Two days before publishing his review of the altered Season 2 set, Mavis posted a review of the largely unchanged Season 1, Volume 2 Fugitive DVD.  How could any remotely competent film historian or “Fugitive fanatic” (Mavis identifies himself as both) watch parts of these two collections back-to-back without immediately noticing the radical changes to the sound of the series’ music?  After being alerted to his error, Mavis posted a defense of CBS’ decision: “I know it feels good to bitch out the studios for doing this . . .  but I also know this is a business – pure and simple . . . . I’m not willing to throw the baby out with the bathwater.  I’m going to enjoy the show.”  As of this writing, Mavis has yet to substantially amend his review, which still claims that the audio on the DVD set “accurately represents the original broadcast presentation.”  This is not consumer reporting as I understand the concept.

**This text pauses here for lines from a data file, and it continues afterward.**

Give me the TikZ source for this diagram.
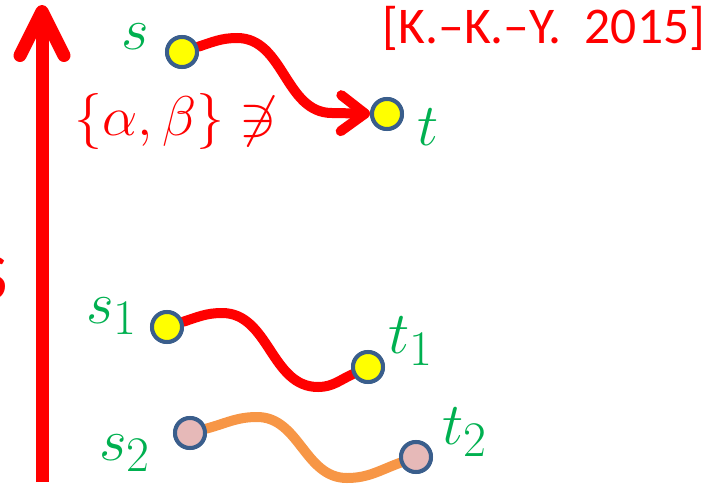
\documentclass[tikz,border=0pt]{standalone}
\usepackage{amsmath,amssymb}
\usepackage{graphicx}
\usepackage{fontspec}
\newfontfamily\calib{Carlito}
\usetikzlibrary{arrows.meta}
\definecolor{pRed}{HTML}{FF0000}
\definecolor{pGreen}{HTML}{00B050}
\definecolor{pYellow}{HTML}{FFFF00}
\definecolor{pBorder}{HTML}{3A5E8C}
\definecolor{pPink}{HTML}{E6B9B8}
\definecolor{pOrange}{HTML}{F79646}
\newcommand{\biglbl}[2]{\scalebox{#1}{\Huge #2}}
\tikzset{
  vert/.style={circle, draw=pBorder, line width=4pt, minimum size=30pt, inner sep=0pt},
  yv/.style={vert, fill=pYellow},
  pv/.style={vert, fill=pPink},
  lbl/.style={text=pGreen, inner sep=0pt},
  redpath/.style={draw=pRed, line width=10pt, line cap=round},
  orpath/.style={draw=pOrange, line width=10pt, line cap=round},
  axisline/.style={draw=pRed, line width=13pt, -{Straight Barb[length=44pt,width=44pt,round]}},
}
\begin{document}
\begin{tikzpicture}[x=1pt,y=-1pt]
\useasboundingbox (0,0) rectangle (712,490);
% clipped fragment at the left edge
\begin{scope}
\clip (0,0) rectangle (712,490);
\node[text=pRed, inner sep=0pt, anchor=east, font=\calib\fontsize{66}{66}\selectfont] (frag) at (8,278) {S};
\end{scope}
% vertical axis arrow
\coordinate (axb) at (42,482);
\coordinate (axt) at (42,5);
\draw[axisline] (axb) -- (axt);
% vertices
\node[yv] (s) at (182,52) {};
\node[yv] (t) at (387,114) {};
\node[yv] (s1) at (167,327) {};
\node[yv] (t1) at (368,367) {};
\node[pv] (s2) at (190,433) {};
\node[pv] (t2) at (416,457) {};
% bend points of the curves
\coordinate (pk) at (237,38);
\coordinate (fl) at (332,113);
\coordinate (pk1) at (222,313);
\coordinate (tr1) at (318,387);
\coordinate (pk2) at (257,417);
\coordinate (tr2) at (347,478);
% labels
\node[lbl] (ls) at (135,37) {\biglbl{2.4}{$s$}};
\node[lbl] (lt) at (428,127) {\biglbl{2.4}{$t$}};
\node[lbl] (ls1) at (112,316) {\biglbl{2.4}{$s_1$}};
\node[lbl] (ls2) at (125,453) {\biglbl{2.4}{$s_2$}};
\node[lbl] (lt1) at (411,341) {\biglbl{2.4}{$t_1$}};
\node[lbl] (lt2) at (465,432) {\biglbl{2.4}{$t_2$}};
\node[text=pRed, inner sep=0pt] (ab) at (176,122) {\biglbl{2.25}{$\{\alpha,\beta\}\not\ni$}};
\node[text=pRed, inner sep=0pt, font=\calib\fontsize{51.5}{52}\selectfont] (cite) at (544,28) {[K.–K.–Y.\ \ 2015]};
% paths
\draw[redpath, -{Straight Barb[length=24pt,width=36pt,round]}] (s) to[out=18,in=180] (pk) to[out=0,in=180] (fl) -- (t);
\draw[redpath] (s1) to[out=18,in=180] (pk1) to[out=0,in=180] (tr1) to[out=0,in=205] (t1);
\draw[orpath] (s2) to[out=15,in=180] (pk2) to[out=0,in=180] (tr2) to[out=0,in=200] (t2);
% redraw vertices on top
\node[yv] at (s) {};
\node[yv] at (t) {};
\node[yv] at (s1) {};
\node[yv] at (t1) {};
\node[pv] at (s2) {};
\node[pv] at (t2) {};
\end{tikzpicture}
\end{document}
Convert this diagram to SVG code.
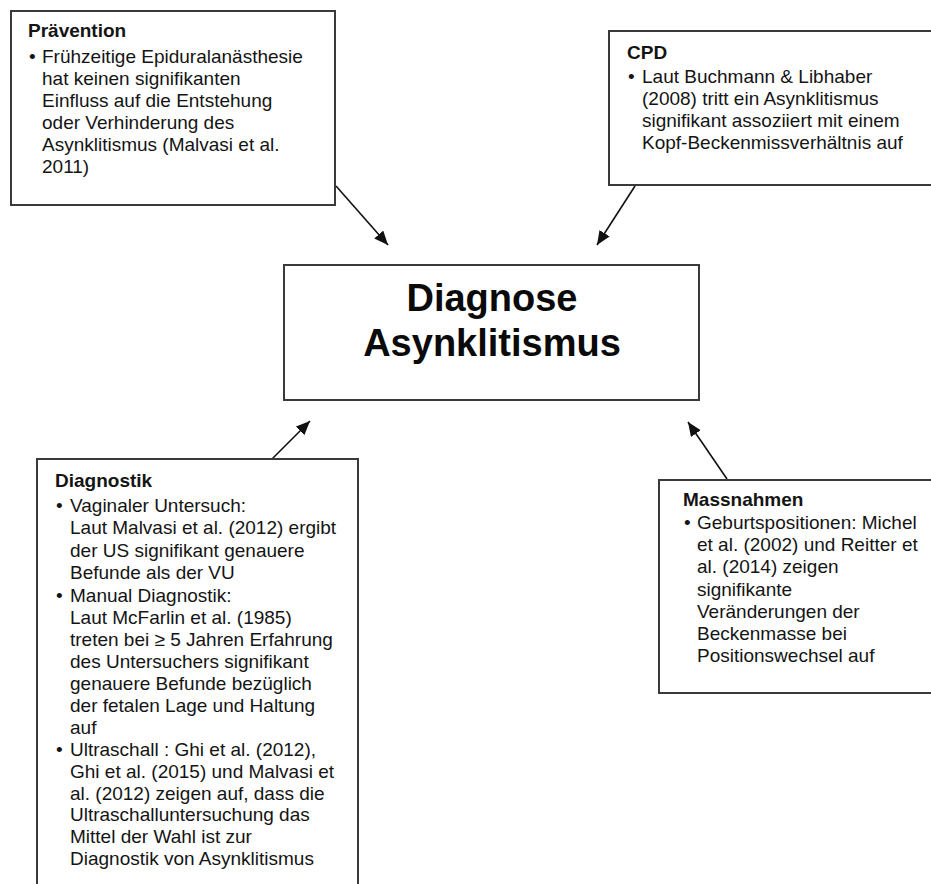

And speaking of consumer reporting, I vowed after February’s Route 66 debacle that I wasn’t going to turn this into a DVD blog.  I also wrote that I was going to balance my reporting with some positive posts about successful DVD editions of early TV shows.  But before I’ve gotten around to doing that, we have yet another crisis to address – another essential series of the sixties that’s being butchered in its initial videodisc release.  It’s ironic that The Fugitive should join Route 66 in the virtual wastebin (and the wastebin, make no mistake about it, is exactly where I’m recommending you file your Fugitive Season 2 discs).  The two series have always been paired in my mind because of their peripatetic structure, and because they featured protagonists who were anti-heroes of a sort – social dropouts at a time when television typically celebrated establishment figures (doctors, lawyers, policemen) and looked askance at nonconformists.  In this regard The Fugitive, which arrived on the air as Route 66 began its final season, can be seen as a natural continuation of the earlier show – Richard Kimble was a forced exile from society while Route 66‘s Tod and Buz had left on their own accord and could re-enter the mainstream at any time.  Both of them were prescient hints of the years ahead when “dropping out” became a widespread credo for disaffected young people.

Because of that, although I’m not sure that I’d call The Fugitive or Route 66 my favorite television drama of the sixties, I would argue that the two of them have to be considered the most signifant.  It’s beyond dispiriting that both shows are in real peril of being utterly ruined in their first (and likely only) complete home video release.

It is of – pardon the pun – paramount importance that CBS undo its error, untangle whatever legal or financial morass underlies the music substitution, and give us the real Fugitive.  With the release of this DVD set, if not before, I’ve become convinced that large-scale music replacement is a form of aesthetic butchery that’s the equal of panning-and-scanning or colorization during the days of VHS.  It took a long time, but those battles have largely been won by videophiles.  Now those of us who care about television and movies know what the next fight will be.

Update (4/20/2013): After more than four years of further gaffes – more numerous than I could attempt to report along the way – CBS/Paramount issued a definitive box set with all of Pete Rugolo’s music and the vast majority of stock cues intact. For the most part, replacement copies were not provided to consumers who purchased the mutilated sets, and no official explanation for the music replacement was ever offered.